BACK COVER #
Unlike the problems of starvation in Africa, upheaval in Eastern Europe, conflict in the Middle East, discrimination against blacks, or even the slaughter of baby seals, the genocide occurring in the Amazon does not attract much public outcry. . . . The events in Amazonia seem to be no more than the operation of the law of the jungle. And then, compared to what happened in Vietnam, the massacre of a few primatives scattered throughout South America hardly seems to have more than sentimental importance. . . . In fact, an entire segment of humanity is moving toward destruction, and the international audience--which calls for justice in many less urgent cases--is watching as unconcernedly as if it were an ordinary event.Entire communities forced to abandon their lands, children kidnapped, people treated barbarously, degraded mentally and physically, punitive expeditions launched against them. . . . With genocide, with racism, we confront horror itself. We have spoken of the fragility of traditional societies, of the blind intolerance of our civilization toward the Indians, of the lack of understanding that has led the Amazonians--white, creole, and mestizo--to the organized extermination of the Indians. But there is one question that haunts us, that emerges through the pages of this case we have made like the recurring notes of a flute, forcing us to weigh an unpleasnt possibility: aren't we just as guilty of exploiting the Indians, aren't we indulging in a lot of useless discussion?
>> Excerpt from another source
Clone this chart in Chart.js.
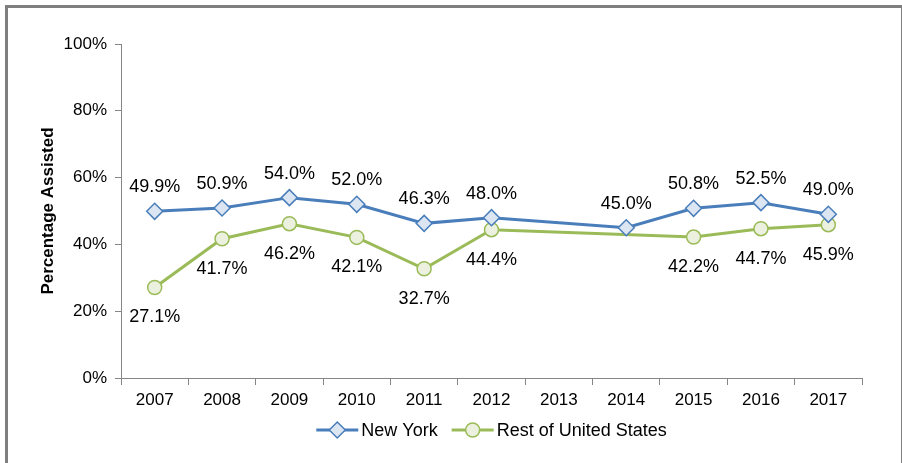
<!DOCTYPE html>
<html>
<head>
<meta charset="utf-8">
<script src="https://cdn.jsdelivr.net/npm/chart.js@4.4.0/dist/chart.umd.min.js"></script>
<style>
  body { margin: 0; background: #fff; }
  #wrap { position: relative; width: 902px; height: 463px; }
  #frame { position: absolute; left: 5px; top: 5px; width: 893px; height: 470px;
           border-top: 3px solid #7f7f7f; border-left: 3px solid #7f7f7f; border-right: 2px solid #7f7f7f; }
  canvas { position: absolute; left: 0; top: 0; }
</style>
</head>
<body>
<div id="wrap">
  <div id="frame"></div>
  <canvas id="myChart" width="902" height="463"></canvas>
</div>
<script>
let years = ['2007','2008','2009','2010','2011','2012','2013','2014','2015','2016','2017'];
let newYork = [49.9, 50.9, 54.0, 52.0, 46.3, 48.0, null, 45.0, 50.8, 52.5, 49.0];
let restUS = [27.1, 41.7, 46.2, 42.1, 32.7, 44.4, null, null, 42.2, 44.7, 45.9];

let blue = '#4a7ebb', blueFill = '#dce6f2';
let green = '#9bbb59', greenFill = '#ebf1de';
let font = '"Liberation Sans", Arial, sans-serif';

// labels drawn next to each point
let valueLabels = {
  id: 'valueLabels',
  afterDatasetsDraw(chart) {
    let ctx = chart.ctx;
    ctx.save();
    ctx.font = '18px ' + font;
    ctx.fillStyle = '#000';
    ctx.textAlign = 'center';
    ctx.textBaseline = 'middle';
    chart.data.datasets.forEach(function(ds, i) {
      let meta = chart.getDatasetMeta(i);
      meta.data.forEach(function(pt, j) {
        let v = ds.data[j];
        if (v == null) return;
        let dy = i == 0 ? -24 : 30;
        ctx.fillText(v.toFixed(1) + '%', pt.x, pt.y + dy);
      });
    });
    ctx.restore();
  }
};

// legend with line + marker like the original
let lineLegend = {
  id: 'lineLegend',
  afterDraw(chart) {
    let ctx = chart.ctx;
    ctx.save();
    ctx.font = '18px ' + font;
    ctx.textBaseline = 'middle';
    let items = chart.data.datasets.map(function(ds) {
      return { ds: ds, w: 42 + 3 + ctx.measureText(ds.label).width };
    });
    let gap = 14;
    let total = items.reduce((a, b) => a + b.w, 0) + gap * (items.length - 1);
    let x = (chart.chartArea.left + chart.chartArea.right) / 2 - total / 2;
    let y = 430;
    items.forEach(function(it) {
      let ds = it.ds;
      ctx.strokeStyle = ds.borderColor;
      ctx.lineWidth = 3;
      ctx.beginPath(); ctx.moveTo(x, y); ctx.lineTo(x + 42, y); ctx.stroke();
      ctx.fillStyle = ds.pointBackgroundColor;
      ctx.lineWidth = 1.5;
      ctx.beginPath();
      if (ds.pointStyle == 'rectRot') {
        ctx.moveTo(x + 21, y - 8); ctx.lineTo(x + 29, y); ctx.lineTo(x + 21, y + 8); ctx.lineTo(x + 13, y); ctx.closePath();
      } else {
        ctx.arc(x + 21, y, 7, 0, Math.PI * 2);
      }
      ctx.fill(); ctx.stroke();
      ctx.fillStyle = '#000';
      ctx.fillText(ds.label, x + 45, y + 1);
      x += it.w + gap;
    });
    ctx.restore();
  }
};

let ctx = document.getElementById('myChart');
let chart = new Chart(ctx, {
  type: 'line',
  data: {
    labels: years,
    datasets: [{
      label: 'New York',
      data: newYork,
      borderColor: blue,
      borderWidth: 3,
      pointStyle: 'rectRot',
      pointRadius: 8,
      pointBorderWidth: 1.5,
      pointBackgroundColor: blueFill,
      pointBorderColor: blue,
      spanGaps: true,
      tension: 0
    }, {
      label: 'Rest of United States',
      data: restUS,
      borderColor: green,
      borderWidth: 3,
      pointStyle: 'circle',
      pointRadius: 7,
      pointBorderWidth: 1.5,
      pointBackgroundColor: greenFill,
      pointBorderColor: green,
      spanGaps: true,
      tension: 0
    }]
  },
  options: {
    responsive: false,
    animation: false,
    layout: { padding: { left: 38, right: 40, top: 44, bottom: 0 } },
    plugins: {
      legend: { display: false },
      tooltip: { enabled: false }
    },
    scales: {
      x: {
        offset: true,
        grid: { drawOnChartArea: false, drawTicks: true, tickLength: 7, color: '#868686', offset: true },
        border: { color: '#868686', width: 1 },
        ticks: { color: '#000', font: { family: font, size: 17 }, padding: 5, maxRotation: 0 },
        afterFit(scale) { scale.height = 85; }
      },
      y: {
        min: 0, max: 100,
        ticks: { stepSize: 20, color: '#000', font: { family: font, size: 17 }, padding: 8,
                 callback: v => v + '%' },
        grid: { drawOnChartArea: false, drawTicks: true, tickLength: 6, color: '#868686' },
        border: { color: '#868686', width: 1 },
        title: { display: true, text: 'Percentage Assisted', color: '#000',
                 font: { family: font, size: 17, weight: 'bold' }, padding: { top: 0, bottom: 4 } },
        afterFit(scale) { scale.width = 83; }
      }
    }
  },
  plugins: [valueLabels, lineLegend]
});
</script>
</body>
</html>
But when we use the word genocide, we have no intention of turning ourselves into defenders of a lost cause; we do not see our roles as charity and moralism. We are not writing off the Indians; we do not believe that genocide should be considered an inevitable calamity.
The general public has the right to know. The rights and the duty. To accept this atrocity, to allow these terrible crimes to be committed, is to become an accomplice in them. . . .
In our view, the salvation of the Indian must begin here and now.